Supplied data –
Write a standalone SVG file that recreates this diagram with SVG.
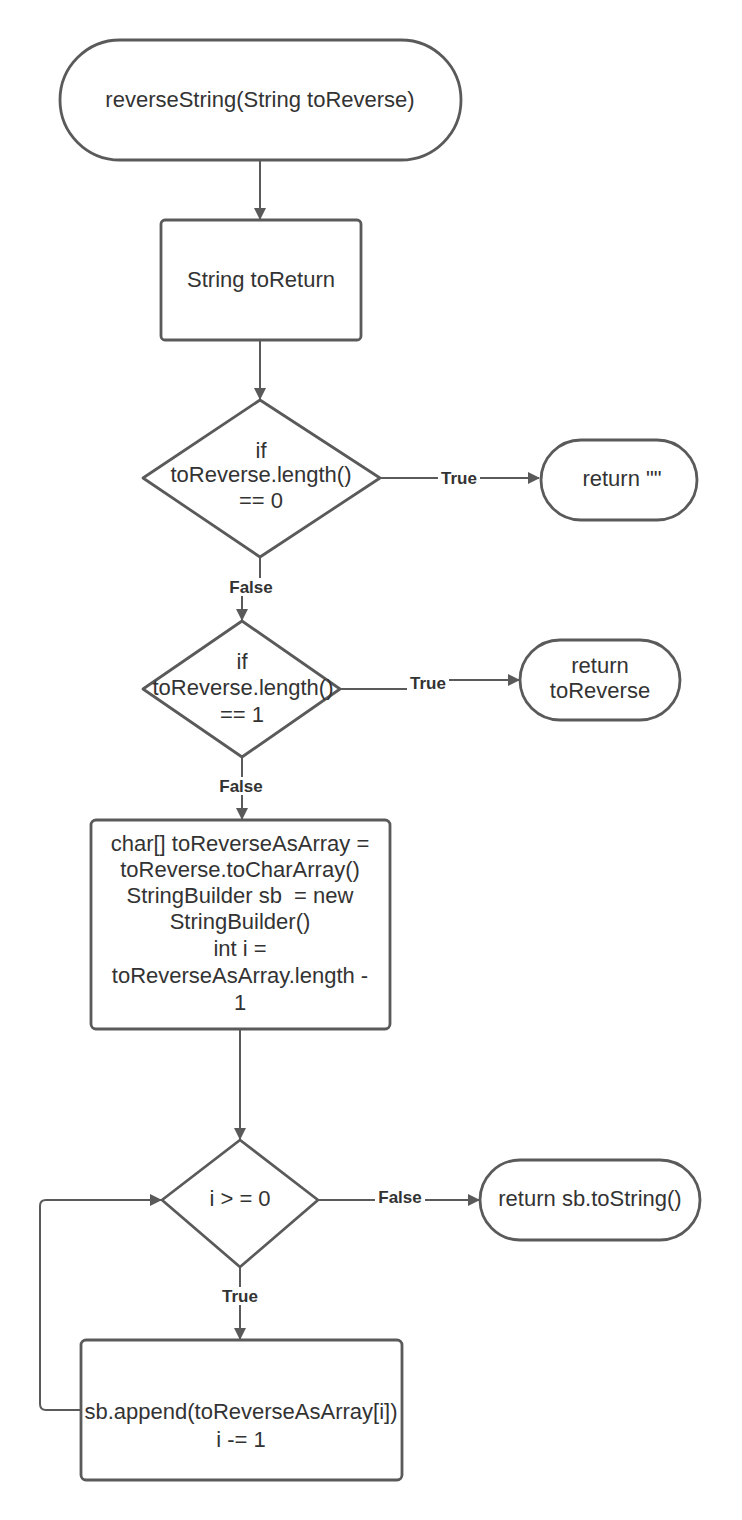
<svg xmlns="http://www.w3.org/2000/svg" width="742" height="1520" viewBox="0 0 742 1520">
  <defs>
    <marker id="arrow" viewBox="0 0 12 12" refX="11" refY="6" markerWidth="12" markerHeight="12" markerUnits="userSpaceOnUse" orient="auto">
      <path d="M0,0 L12,6 L0,12 Z" fill="#5a5a5a"/>
    </marker>
    <style>
      .shape { fill: #ffffff; stroke: #5a5a5a; stroke-width: 2.8; stroke-linejoin: round; }
      .edge { fill: none; stroke: #5a5a5a; stroke-width: 2; stroke-linejoin: round; }
      .txt { font-family: "Liberation Sans", Arial, sans-serif; font-size: 22px; fill: #333333; text-anchor: middle; dominant-baseline: central; }
      .lbl { font-family: "Liberation Sans", Arial, sans-serif; font-size: 17px; font-weight: bold; fill: #333333; text-anchor: middle; dominant-baseline: central; }
      .lblbg { fill: #ffffff; }
    </style>
  </defs>

  <rect width="742" height="1520" fill="#ffffff"/>

  <!-- connectors -->
  <g id="connectors">
    <path class="edge" d="M260,160 L260,219" marker-end="url(#arrow)"/>
    <path class="edge" d="M260,340 L260,399" marker-end="url(#arrow)"/>
    <path class="edge" d="M380,478 L539,478" marker-end="url(#arrow)"/>
    <path class="edge" d="M260,557 L260,587 L242,587 L242,620" marker-end="url(#arrow)"/>
    <path class="edge" d="M340,689 L428,689 L428,680 L519,680" marker-end="url(#arrow)"/>
    <path class="edge" d="M242,757 L242,819" marker-end="url(#arrow)"/>
    <path class="edge" d="M240,1029 L240,1139" marker-end="url(#arrow)"/>
    <path class="edge" d="M318,1200 L479,1200" marker-end="url(#arrow)"/>
    <path class="edge" d="M240,1267 L240,1339" marker-end="url(#arrow)"/>
    <path class="edge" d="M81,1410 L46,1410 Q40,1410 40,1404 L40,1206 Q40,1200 46,1200 L161,1200" marker-end="url(#arrow)"/>

    <!-- branch labels -->
    <rect class="lblbg" x="438" y="469" width="42" height="18"/>
    <text class="lbl" x="459" y="478">True</text>
    <rect class="lblbg" x="226" y="578" width="50" height="18"/>
    <text class="lbl" x="251" y="587">False</text>
    <rect class="lblbg" x="407" y="674" width="42" height="18"/>
    <text class="lbl" x="428" y="683">True</text>
    <rect class="lblbg" x="216" y="777" width="50" height="18"/>
    <text class="lbl" x="241" y="786">False</text>
    <rect class="lblbg" x="375" y="1191" width="50" height="18"/>
    <text class="lbl" x="400" y="1197">False</text>
    <rect class="lblbg" x="219" y="1287" width="42" height="18"/>
    <text class="lbl" x="240" y="1296">True</text>
  </g>

  <!-- nodes -->
  <g id="start">
    <rect class="shape" x="60" y="40" width="401" height="120" rx="60" ry="60"/>
    <text class="txt" x="260" y="99">reverseString(String toReverse)</text>
  </g>

  <g id="declare">
    <rect class="shape" x="161" y="220" width="200" height="120" rx="4"/>
    <text class="txt" x="261" y="279">String toReturn</text>
  </g>

  <g id="check-empty">
    <path class="shape" d="M260,400 L380,478 L260,557 L143,478 Z"/>
    <text class="txt" x="261" y="450">if</text>
    <text class="txt" x="261" y="474">toReverse.length()</text>
    <text class="txt" x="261" y="500">== 0</text>
  </g>

  <g id="return-empty">
    <rect class="shape" x="541" y="440" width="156" height="80" rx="40" ry="40"/>
    <text class="txt" x="622" y="478">return ""</text>
  </g>

  <g id="check-single">
    <path class="shape" d="M242,621 L340,689 L242,757 L143,689 Z"/>
    <text class="txt" x="242" y="661">if</text>
    <text class="txt" x="243" y="687">toReverse.length()</text>
    <text class="txt" x="242" y="714">== 1</text>
  </g>

  <g id="return-input">
    <rect class="shape" x="520" y="640" width="160" height="80" rx="40" ry="40"/>
    <text class="txt" x="600" y="665">return</text>
    <text class="txt" x="600" y="690">toReverse</text>
  </g>

  <g id="setup">
    <rect class="shape" x="91" y="820" width="299" height="209" rx="5"/>
    <text class="txt" x="240" y="843">char[] toReverseAsArray =</text>
    <text class="txt" x="240" y="869">toReverse.toCharArray()</text>
    <text class="txt" x="240" y="895" xml:space="preserve">StringBuilder sb  = new</text>
    <text class="txt" x="240" y="921">StringBuilder()</text>
    <text class="txt" x="240" y="948">int i =</text>
    <text class="txt" x="240" y="975">toReverseAsArray.length -</text>
    <text class="txt" x="240" y="1002">1</text>
  </g>

  <g id="loop-check">
    <path class="shape" d="M240,1140 L318,1200 L240,1267 L162,1200 Z"/>
    <text class="txt" x="240" y="1198">i &gt; = 0</text>
  </g>

  <g id="return-result">
    <rect class="shape" x="480" y="1160" width="220" height="80" rx="40" ry="40"/>
    <text class="txt" x="590" y="1198">return sb.toString()</text>
  </g>

  <g id="loop-body">
    <rect class="shape" x="81" y="1340" width="321" height="140" rx="5"/>
    <text class="txt" x="241" y="1411">sb.append(toReverseAsArray[i])</text>
    <text class="txt" x="241" y="1439">i -= 1</text>
  </g>
</svg>
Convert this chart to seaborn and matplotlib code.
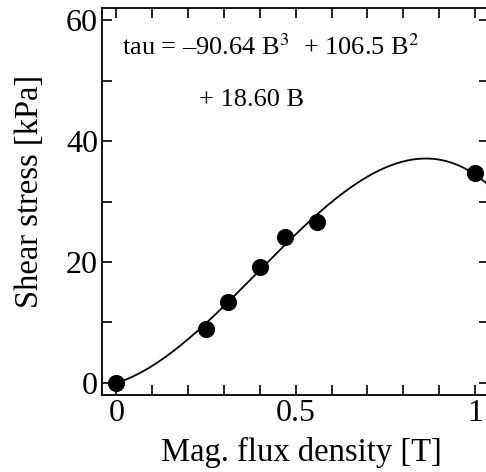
import numpy as np
import matplotlib
matplotlib.use("Agg")
import matplotlib.pyplot as plt
import seaborn as sns

# measured points
flux = [0.0, 0.25, 0.31, 0.40, 0.47, 0.56, 1.0]
stress = [0.0, 8.9, 13.4, 19.2, 24.2, 26.7, 34.7]

# fit coefficients shown on the chart (B^3, B^2, B)
coef = [-90.64, 106.5, 18.60, 0.0]

x_ticks = [0, 0.1, 0.2, 0.3, 0.4, 0.5, 0.6, 0.7, 0.8, 0.9, 1.0]
x_labels = ["0", "", "", "", "", "0.5", "", "", "", "", "1"]
y_ticks = [0, 10, 20, 30, 40, 50, 60]
y_labels = ["0", "", "20", "", "40", "", "60"]

sns.set_theme(style="ticks")
plt.rcParams["font.family"] = ["Liberation Serif", "DejaVu Serif"]
plt.rcParams["mathtext.fontset"] = "stix"

fig = plt.figure(figsize=(4.86, 4.72), dpi=100)
ax = fig.add_axes([0.21, 0.163, 0.797, 0.82])

b_fit = np.linspace(0, 1.05, 200)
tau_fit = np.polyval(coef, b_fit)
sns.lineplot(x=b_fit, y=tau_fit, ax=ax, color="black", lw=1.3)
sns.scatterplot(x=flux, y=stress, ax=ax, color="black", s=130,
                edgecolor="black", zorder=3)

ax.set_xlim(-0.04, 1.04)
ax.set_ylim(-2, 62)
ax.set_xticks(x_ticks)
ax.set_xticklabels(x_labels)
ax.set_yticks(y_ticks)
ax.set_yticklabels(y_labels)
ax.tick_params(direction="in", length=7, width=1.2, labelsize=23,
               top=True, right=True, colors="black", pad=3)
for sp in ax.spines.values():
    sp.set_linewidth(1.3)
    sp.set_color("black")

ax.set_xlabel("Mag. flux density [T]", fontsize=23.5, color="black", labelpad=6.5)
ax.set_ylabel("Shear stress [kPa]", fontsize=23.5, color="black", labelpad=15)
ax.xaxis.label.set_x(0.515)
ax.yaxis.label.set_y(0.527)

ax.text(0.015, 54.3, r"tau = –90.64 B$^3$  + 106.5 B$^2$", fontsize=19,
        color="black")
ax.text(0.23, 45.8, "+ 18.60 B", fontsize=19, color="black")

fig.savefig("out.png", dpi=100)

Problem to solve – All the material shown above is to be copied exactly, with no pictures carried over.

Written response –
Write a standalone SVG file that recreates this diagram with SVG.
<svg xmlns="http://www.w3.org/2000/svg" width="742" height="1520" viewBox="0 0 742 1520">
  <defs>
    <marker id="arrow" viewBox="0 0 12 12" refX="11" refY="6" markerWidth="12" markerHeight="12" markerUnits="userSpaceOnUse" orient="auto">
      <path d="M0,0 L12,6 L0,12 Z" fill="#5a5a5a"/>
    </marker>
    <style>
      .shape { fill: #ffffff; stroke: #5a5a5a; stroke-width: 2.8; stroke-linejoin: round; }
      .edge { fill: none; stroke: #5a5a5a; stroke-width: 2; stroke-linejoin: round; }
      .txt { font-family: "Liberation Sans", Arial, sans-serif; font-size: 22px; fill: #333333; text-anchor: middle; dominant-baseline: central; }
      .lbl { font-family: "Liberation Sans", Arial, sans-serif; font-size: 17px; font-weight: bold; fill: #333333; text-anchor: middle; dominant-baseline: central; }
      .lblbg { fill: #ffffff; }
    </style>
  </defs>

  <rect width="742" height="1520" fill="#ffffff"/>

  <!-- connectors -->
  <g id="connectors">
    <path class="edge" d="M260,160 L260,219" marker-end="url(#arrow)"/>
    <path class="edge" d="M260,340 L260,399" marker-end="url(#arrow)"/>
    <path class="edge" d="M380,478 L539,478" marker-end="url(#arrow)"/>
    <path class="edge" d="M260,557 L260,587 L242,587 L242,620" marker-end="url(#arrow)"/>
    <path class="edge" d="M340,689 L428,689 L428,680 L519,680" marker-end="url(#arrow)"/>
    <path class="edge" d="M242,757 L242,819" marker-end="url(#arrow)"/>
    <path class="edge" d="M240,1029 L240,1139" marker-end="url(#arrow)"/>
    <path class="edge" d="M318,1200 L479,1200" marker-end="url(#arrow)"/>
    <path class="edge" d="M240,1267 L240,1339" marker-end="url(#arrow)"/>
    <path class="edge" d="M81,1410 L46,1410 Q40,1410 40,1404 L40,1206 Q40,1200 46,1200 L161,1200" marker-end="url(#arrow)"/>

    <!-- branch labels -->
    <rect class="lblbg" x="438" y="469" width="42" height="18"/>
    <text class="lbl" x="459" y="478">True</text>
    <rect class="lblbg" x="226" y="578" width="50" height="18"/>
    <text class="lbl" x="251" y="587">False</text>
    <rect class="lblbg" x="407" y="674" width="42" height="18"/>
    <text class="lbl" x="428" y="683">True</text>
    <rect class="lblbg" x="216" y="777" width="50" height="18"/>
    <text class="lbl" x="241" y="786">False</text>
    <rect class="lblbg" x="375" y="1191" width="50" height="18"/>
    <text class="lbl" x="400" y="1197">False</text>
    <rect class="lblbg" x="219" y="1287" width="42" height="18"/>
    <text class="lbl" x="240" y="1296">True</text>
  </g>

  <!-- nodes -->
  <g id="start">
    <rect class="shape" x="60" y="40" width="401" height="120" rx="60" ry="60"/>
    <text class="txt" x="260" y="99">reverseString(String toReverse)</text>
  </g>

  <g id="declare">
    <rect class="shape" x="161" y="220" width="200" height="120" rx="4"/>
    <text class="txt" x="261" y="279">String toReturn</text>
  </g>

  <g id="check-empty">
    <path class="shape" d="M260,400 L380,478 L260,557 L143,478 Z"/>
    <text class="txt" x="261" y="450">if</text>
    <text class="txt" x="261" y="474">toReverse.length()</text>
    <text class="txt" x="261" y="500">== 0</text>
  </g>

  <g id="return-empty">
    <rect class="shape" x="541" y="440" width="156" height="80" rx="40" ry="40"/>
    <text class="txt" x="622" y="478">return ""</text>
  </g>

  <g id="check-single">
    <path class="shape" d="M242,621 L340,689 L242,757 L143,689 Z"/>
    <text class="txt" x="242" y="661">if</text>
    <text class="txt" x="243" y="687">toReverse.length()</text>
    <text class="txt" x="242" y="714">== 1</text>
  </g>

  <g id="return-input">
    <rect class="shape" x="520" y="640" width="160" height="80" rx="40" ry="40"/>
    <text class="txt" x="600" y="665">return</text>
    <text class="txt" x="600" y="690">toReverse</text>
  </g>

  <g id="setup">
    <rect class="shape" x="91" y="820" width="299" height="209" rx="5"/>
    <text class="txt" x="240" y="843">char[] toReverseAsArray =</text>
    <text class="txt" x="240" y="869">toReverse.toCharArray()</text>
    <text class="txt" x="240" y="895" xml:space="preserve">StringBuilder sb  = new</text>
    <text class="txt" x="240" y="921">StringBuilder()</text>
    <text class="txt" x="240" y="948">int i =</text>
    <text class="txt" x="240" y="975">toReverseAsArray.length -</text>
    <text class="txt" x="240" y="1002">1</text>
  </g>

  <g id="loop-check">
    <path class="shape" d="M240,1140 L318,1200 L240,1267 L162,1200 Z"/>
    <text class="txt" x="240" y="1198">i &gt; = 0</text>
  </g>

  <g id="return-result">
    <rect class="shape" x="480" y="1160" width="220" height="80" rx="40" ry="40"/>
    <text class="txt" x="590" y="1198">return sb.toString()</text>
  </g>

  <g id="loop-body">
    <rect class="shape" x="81" y="1340" width="321" height="140" rx="5"/>
    <text class="txt" x="241" y="1411">sb.append(toReverseAsArray[i])</text>
    <text class="txt" x="241" y="1439">i -= 1</text>
  </g>
</svg>
Convert this chart to seaborn and matplotlib code.
import numpy as np
import matplotlib
matplotlib.use("Agg")
import matplotlib.pyplot as plt
import seaborn as sns

# measured points
flux = [0.0, 0.25, 0.31, 0.40, 0.47, 0.56, 1.0]
stress = [0.0, 8.9, 13.4, 19.2, 24.2, 26.7, 34.7]

# fit coefficients shown on the chart (B^3, B^2, B)
coef = [-90.64, 106.5, 18.60, 0.0]

x_ticks = [0, 0.1, 0.2, 0.3, 0.4, 0.5, 0.6, 0.7, 0.8, 0.9, 1.0]
x_labels = ["0", "", "", "", "", "0.5", "", "", "", "", "1"]
y_ticks = [0, 10, 20, 30, 40, 50, 60]
y_labels = ["0", "", "20", "", "40", "", "60"]

sns.set_theme(style="ticks")
plt.rcParams["font.family"] = ["Liberation Serif", "DejaVu Serif"]
plt.rcParams["mathtext.fontset"] = "stix"

fig = plt.figure(figsize=(4.86, 4.72), dpi=100)
ax = fig.add_axes([0.21, 0.163, 0.797, 0.82])

b_fit = np.linspace(0, 1.05, 200)
tau_fit = np.polyval(coef, b_fit)
sns.lineplot(x=b_fit, y=tau_fit, ax=ax, color="black", lw=1.3)
sns.scatterplot(x=flux, y=stress, ax=ax, color="black", s=130,
                edgecolor="black", zorder=3)

ax.set_xlim(-0.04, 1.04)
ax.set_ylim(-2, 62)
ax.set_xticks(x_ticks)
ax.set_xticklabels(x_labels)
ax.set_yticks(y_ticks)
ax.set_yticklabels(y_labels)
ax.tick_params(direction="in", length=7, width=1.2, labelsize=23,
               top=True, right=True, colors="black", pad=3)
for sp in ax.spines.values():
    sp.set_linewidth(1.3)
    sp.set_color("black")

ax.set_xlabel("Mag. flux density [T]", fontsize=23.5, color="black", labelpad=6.5)
ax.set_ylabel("Shear stress [kPa]", fontsize=23.5, color="black", labelpad=15)
ax.xaxis.label.set_x(0.515)
ax.yaxis.label.set_y(0.527)

ax.text(0.015, 54.3, r"tau = –90.64 B$^3$  + 106.5 B$^2$", fontsize=19,
        color="black")
ax.text(0.23, 45.8, "+ 18.60 B", fontsize=19, color="black")

fig.savefig("out.png", dpi=100)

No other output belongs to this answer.